▸ To be done
Without including any images, reproduce each entry exactly.

▸ The input
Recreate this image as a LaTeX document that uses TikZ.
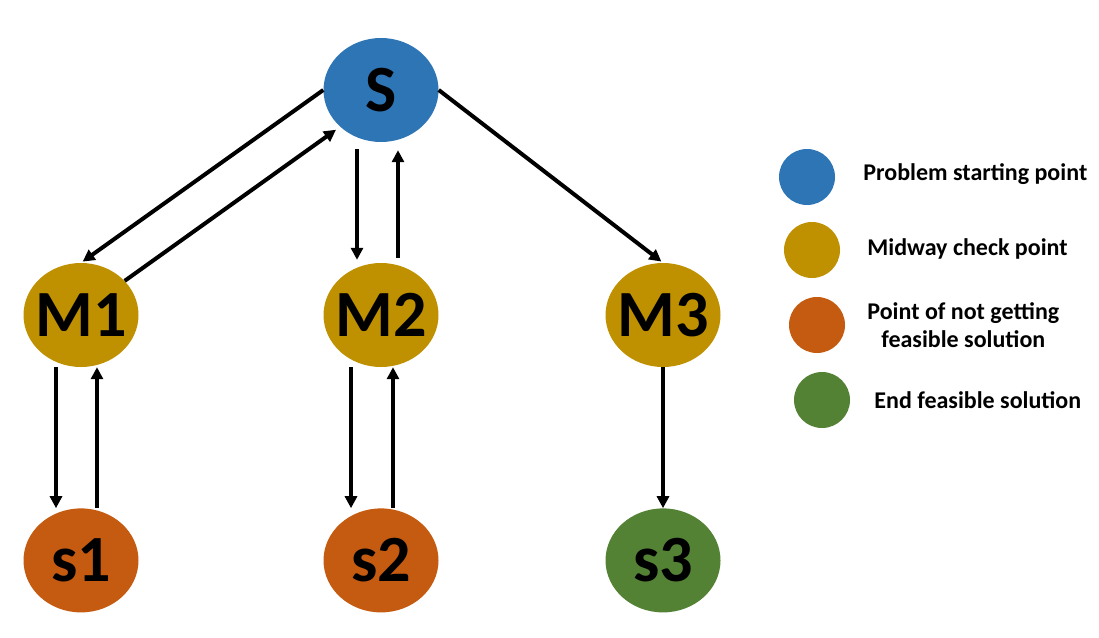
\documentclass[tikz,border=0pt]{standalone}
\usepackage{fontspec}
\setmainfont{Carlito}
\usetikzlibrary{shapes.geometric, arrows.meta, positioning}

\definecolor{startblue}{HTML}{2E75B6}
\definecolor{midgold}{HTML}{BF9000}
\definecolor{failorange}{HTML}{C55A11}
\definecolor{endgreen}{HTML}{548235}

\begin{document}
\begin{tikzpicture}[x=1pt, y=-1pt,
        point/.style={ellipse, minimum width=115pt, minimum height=104pt, inner xsep=-6pt, inner ysep=0pt, font=\fontsize{66}{66}\selectfont\bfseries},
        legdot/.style={circle, minimum size=56pt, inner sep=0pt},
        legtext/.style={inner sep=0pt, align=center, font=\fontsize{24}{28}\selectfont\bfseries},
        arrow/.style={line width=4pt, -{Triangle[length=12pt, width=12pt]}}
    ]
        \useasboundingbox (0,0) rectangle (1099,637);

        \node[point, fill=startblue] (S) at (381,90) {S};
        \node[point, fill=midgold] (M1) at (81,315) {M1};
        \node[point, fill=midgold] (M2) at (381,315) {M2};
        \node[point, fill=midgold] (M3) at (663,315) {M3};
        \node[point, fill=failorange, below=141pt of M1] (s1) {s1};
        \node[point, fill=failorange, below=141pt of M2] (s2) {s2};
        \node[point, fill=endgreen, below=141pt of M3] (s3) {s3};

        
        \draw[arrow, shorten >=2pt] (S.west) -- (M1.north);
        \draw[arrow, shorten >=5pt] (M1.38) -- (S.222);
        \draw[arrow, shorten <=7pt, shorten >=3pt] ([xshift=-24pt]S.south) -- ([xshift=-24pt]M2.north);
        \draw[arrow, shorten <=5pt, shorten >=8pt] ([xshift=17pt]M2.north) -- ([xshift=17pt]S.south);
        \draw[arrow, shorten >=2pt] (S.east) -- (M3.north);

        \draw[arrow] ([xshift=-25pt]M1.south) -- ([xshift=-25pt]s1.north);
        \draw[arrow] ([xshift=16pt]s1.north) -- ([xshift=16pt]M1.south);
        \draw[arrow] ([xshift=-30pt]M2.south) -- ([xshift=-30pt]s2.north);
        \draw[arrow] ([xshift=12pt]s2.north) -- ([xshift=12pt]M2.south);
        \draw[arrow] (M3.south) -- (s3.north);

        
        \node[legdot, fill=startblue] (legS) at (807,177) {};
        \node[legdot, fill=midgold] (legM) at (812,250) {};
        \node[legdot, fill=failorange] (legF) at (817,325) {};
        \node[legdot, fill=endgreen] (legE) at (822,400) {};

        \node[legtext, right=28pt of legS, yshift=3pt] (txtS) {Problem starting point};
        \node[legtext, right=27pt of legM, yshift=1pt] (txtM) {Midway check point};
        \node[legtext, right=22pt of legF] (txtF) {Point of not getting\\feasible solution};
        \node[legtext, right=24pt of legE] (txtE) {End feasible solution};
    \end{tikzpicture}
\end{document}
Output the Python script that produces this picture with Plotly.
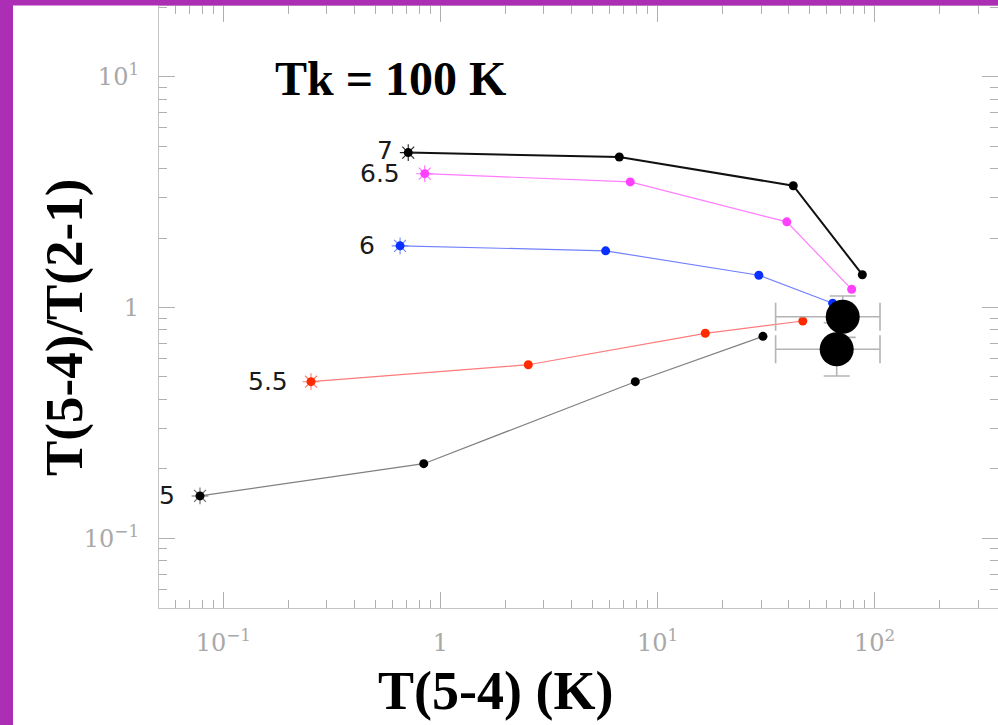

▸ Answer in full
Recreate this image as a LaTeX document that uses TikZ.
\documentclass[tikz,border=0pt]{standalone}
\usepackage{fontspec}
\setmainfont{Carlito}
\usetikzlibrary{shapes.geometric, arrows.meta, positioning}

\definecolor{startblue}{HTML}{2E75B6}
\definecolor{midgold}{HTML}{BF9000}
\definecolor{failorange}{HTML}{C55A11}
\definecolor{endgreen}{HTML}{548235}

\begin{document}
\begin{tikzpicture}[x=1pt, y=-1pt,
        point/.style={ellipse, minimum width=115pt, minimum height=104pt, inner xsep=-6pt, inner ysep=0pt, font=\fontsize{66}{66}\selectfont\bfseries},
        legdot/.style={circle, minimum size=56pt, inner sep=0pt},
        legtext/.style={inner sep=0pt, align=center, font=\fontsize{24}{28}\selectfont\bfseries},
        arrow/.style={line width=4pt, -{Triangle[length=12pt, width=12pt]}}
    ]
        \useasboundingbox (0,0) rectangle (1099,637);

        \node[point, fill=startblue] (S) at (381,90) {S};
        \node[point, fill=midgold] (M1) at (81,315) {M1};
        \node[point, fill=midgold] (M2) at (381,315) {M2};
        \node[point, fill=midgold] (M3) at (663,315) {M3};
        \node[point, fill=failorange, below=141pt of M1] (s1) {s1};
        \node[point, fill=failorange, below=141pt of M2] (s2) {s2};
        \node[point, fill=endgreen, below=141pt of M3] (s3) {s3};

        
        \draw[arrow, shorten >=2pt] (S.west) -- (M1.north);
        \draw[arrow, shorten >=5pt] (M1.38) -- (S.222);
        \draw[arrow, shorten <=7pt, shorten >=3pt] ([xshift=-24pt]S.south) -- ([xshift=-24pt]M2.north);
        \draw[arrow, shorten <=5pt, shorten >=8pt] ([xshift=17pt]M2.north) -- ([xshift=17pt]S.south);
        \draw[arrow, shorten >=2pt] (S.east) -- (M3.north);

        \draw[arrow] ([xshift=-25pt]M1.south) -- ([xshift=-25pt]s1.north);
        \draw[arrow] ([xshift=16pt]s1.north) -- ([xshift=16pt]M1.south);
        \draw[arrow] ([xshift=-30pt]M2.south) -- ([xshift=-30pt]s2.north);
        \draw[arrow] ([xshift=12pt]s2.north) -- ([xshift=12pt]M2.south);
        \draw[arrow] (M3.south) -- (s3.north);

        
        \node[legdot, fill=startblue] (legS) at (807,177) {};
        \node[legdot, fill=midgold] (legM) at (812,250) {};
        \node[legdot, fill=failorange] (legF) at (817,325) {};
        \node[legdot, fill=endgreen] (legE) at (822,400) {};

        \node[legtext, right=28pt of legS, yshift=3pt] (txtS) {Problem starting point};
        \node[legtext, right=27pt of legM, yshift=1pt] (txtM) {Midway check point};
        \node[legtext, right=22pt of legF] (txtF) {Point of not getting\\feasible solution};
        \node[legtext, right=24pt of legE] (txtE) {End feasible solution};
    \end{tikzpicture}
\end{document}
Output the Python script that produces this picture with Plotly.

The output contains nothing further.